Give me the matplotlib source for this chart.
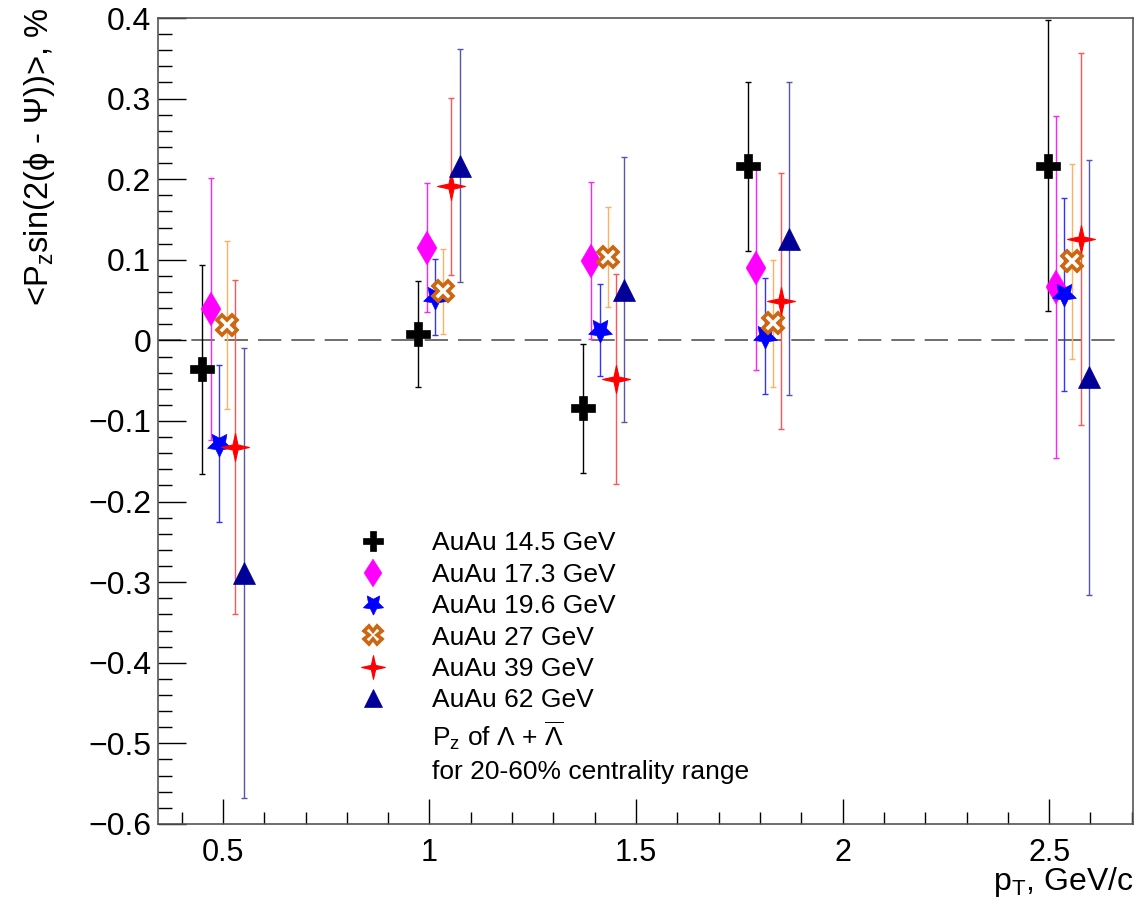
import matplotlib
matplotlib.use("Agg")
import matplotlib.pyplot as plt
from matplotlib.ticker import MultipleLocator, FixedLocator, FuncFormatter
from matplotlib.lines import Line2D
from matplotlib.path import Path

plt.rcParams['font.family'] = ['Liberation Sans', 'DejaVu Sans']
plt.rcParams['mathtext.fontset'] = 'custom'
plt.rcParams['mathtext.rm'] = 'Liberation Sans'
plt.rcParams['mathtext.it'] = 'Liberation Sans:italic'
plt.rcParams['mathtext.bf'] = 'Liberation Sans:bold'
plt.rcParams['axes.unicode_minus'] = True

# ---- data ----
pt_bins = [0.50, 1.023, 1.422, 1.821, 2.546]
labels = ["AuAu 14.5 GeV", "AuAu 17.3 GeV", "AuAu 19.6 GeV",
          "AuAu 27 GeV", "AuAu 39 GeV", "AuAu 62 GeV"]
v14 = [-0.036, 0.008, -0.084, 0.216, 0.217]
e14 = [0.130, 0.066, 0.080, 0.105, 0.180]
v17 = [0.039, 0.115, 0.099, 0.090, 0.066]
e17 = [0.162, 0.080, 0.097, 0.127, 0.212]
v19 = [-0.128, 0.054, 0.013, 0.005, 0.057]
e19 = [0.097, 0.047, 0.057, 0.072, 0.120]
v27 = [0.019, 0.061, 0.103, 0.021, 0.098]
e27 = [0.104, 0.053, 0.062, 0.079, 0.121]
v39 = [-0.132, 0.191, -0.048, 0.049, 0.126]
e39 = [0.207, 0.110, 0.130, 0.159, 0.231]
v62 = [-0.289, 0.217, 0.063, 0.126, -0.046]
e62 = [0.279, 0.144, 0.164, 0.194, 0.270]

values = [v14, v17, v19, v27, v39, v62]
errors = [e14, e17, e19, e27, e39, e62]

# ---- styles ----
r = 0.18
four_star = Path([(0, 1), (r, r), (1, 0), (r, -r), (0, -1), (-r, -r), (-1, 0), (-r, r), (0, 1)],
                 [Path.MOVETO] + [Path.LINETO] * 7 + [Path.CLOSEPOLY])

shifts = [-0.05, -0.03, -0.01, 0.01, 0.03, 0.05]
styles = [
    dict(marker='P', ms=17, mfc='black', mec='black', mew=0.5, ecolor='black'),
    dict(marker='d', ms=17, mfc='#FF00FF', mec='#FF00FF', mew=0.3, ecolor='#FF22FF'),
    dict(marker=(5, 1, 180), ms=18, mfc='#0000FF', mec='#0000FF', mew=0.5, ecolor='#3333FF'),
    dict(marker='X', ms=15, mfc='white', mec='#CC6611', mew=2.6, ecolor='#FFB060'),
    dict(marker=four_star, ms=20, mfc='#FF0000', mec='#FF0000', mew=0.8, ecolor='#FF5555'),
    dict(marker='^', ms=16, mfc='#000099', mec='#000099', mew=0.5, ecolor='#5555AA'),
]

fig = plt.figure(figsize=(11.37, 9.01), dpi=100)
ax = fig.add_axes([0.139, 0.0855, 0.8575, 0.8945])
ax.set_xlim(0.343, 2.703)
ax.set_ylim(-0.6, 0.4)

ax.hlines(0, 0.343, 2.677, colors='#555555', lw=1.2, linestyles=(0, (14, 6)), zorder=1)

handles = []
for vals, errs, sh, st, lab in zip(values, errors, shifts, styles, labels):
    xs = [p + sh for p in pt_bins]
    ax.errorbar(xs, vals, yerr=errs, fmt='none', ecolor=st['ecolor'],
                elinewidth=1.0, capsize=2, capthick=1.0, zorder=2)
    ax.plot(xs, vals, ls='none', marker=st['marker'], ms=st['ms'],
            mfc=st['mfc'], mec=st['mec'], mew=st['mew'], zorder=3)
    handles.append(Line2D([], [], ls='none', marker=st['marker'], ms=st['ms'] * 0.85,
                          mfc=st['mfc'], mec=st['mec'], mew=st['mew']))

extra1 = Line2D([], [], ls='none', marker=None)
extra2 = Line2D([], [], ls='none', marker=None)
leg_labels = labels + [r'P$_{\rm z}$ of $\Lambda$ + $\overline{\Lambda}$',
                       'for 20-60% centrality range']
ax.legend(handles + [extra1, extra2], leg_labels, frameon=False,
          loc='upper left', bbox_to_anchor=(0.207, 0.363), fontsize=19,
          handlelength=1.0, handletextpad=1.75, labelspacing=0.28,
          borderpad=0, borderaxespad=0)

# ticks
def yfmt(v, pos):
    s = '%g' % round(v, 3)
    if s == '-0':
        s = '0'
    return s.replace('-', '\u2212')

ax.xaxis.set_major_locator(FixedLocator([0.5, 1.0, 1.5, 2.0, 2.5]))
ax.xaxis.set_minor_locator(MultipleLocator(0.1))
ax.yaxis.set_major_locator(MultipleLocator(0.1))
ax.yaxis.set_minor_locator(MultipleLocator(0.02))
ax.yaxis.set_major_formatter(FuncFormatter(yfmt))
ax.set_xticklabels(['0.5', '1', '1.5', '2', '2.5'])
ax.tick_params(axis='x', which='major', direction='in', length=18, width=1,
               labelsize=22, pad=10, top=False)
ax.tick_params(axis='x', which='minor', direction='in', length=9, width=1, top=False)
ax.tick_params(axis='y', which='major', direction='in', length=20, width=1,
               labelsize=23, pad=5, right=False)
ax.tick_params(axis='y', which='minor', direction='in', length=10, width=1, right=False)
for s in ax.spines.values():
    s.set_color('#555555')
    s.set_linewidth(1.2)

fig.text(0.035, 0.991, r'<P$_{\rm z}$sin(2(ϕ - Ψ))>, %', rotation=90,
         ha='center', va='top', fontsize=23.5)
fig.text(0.997, 0.002, r'p$_{\rm T}$, GeV/c', ha='right', va='bottom', fontsize=23)

fig.savefig('out.png', dpi=100)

===

REQUIRED WORK –
Copy every line that contains the string "matplotlib".

SOLUTION TO THIS EXERCISE –
Give me the matplotlib source for this chart.
import matplotlib
matplotlib.use("Agg")
import matplotlib.pyplot as plt
from matplotlib.ticker import MultipleLocator, FixedLocator, FuncFormatter
from matplotlib.lines import Line2D
from matplotlib.path import Path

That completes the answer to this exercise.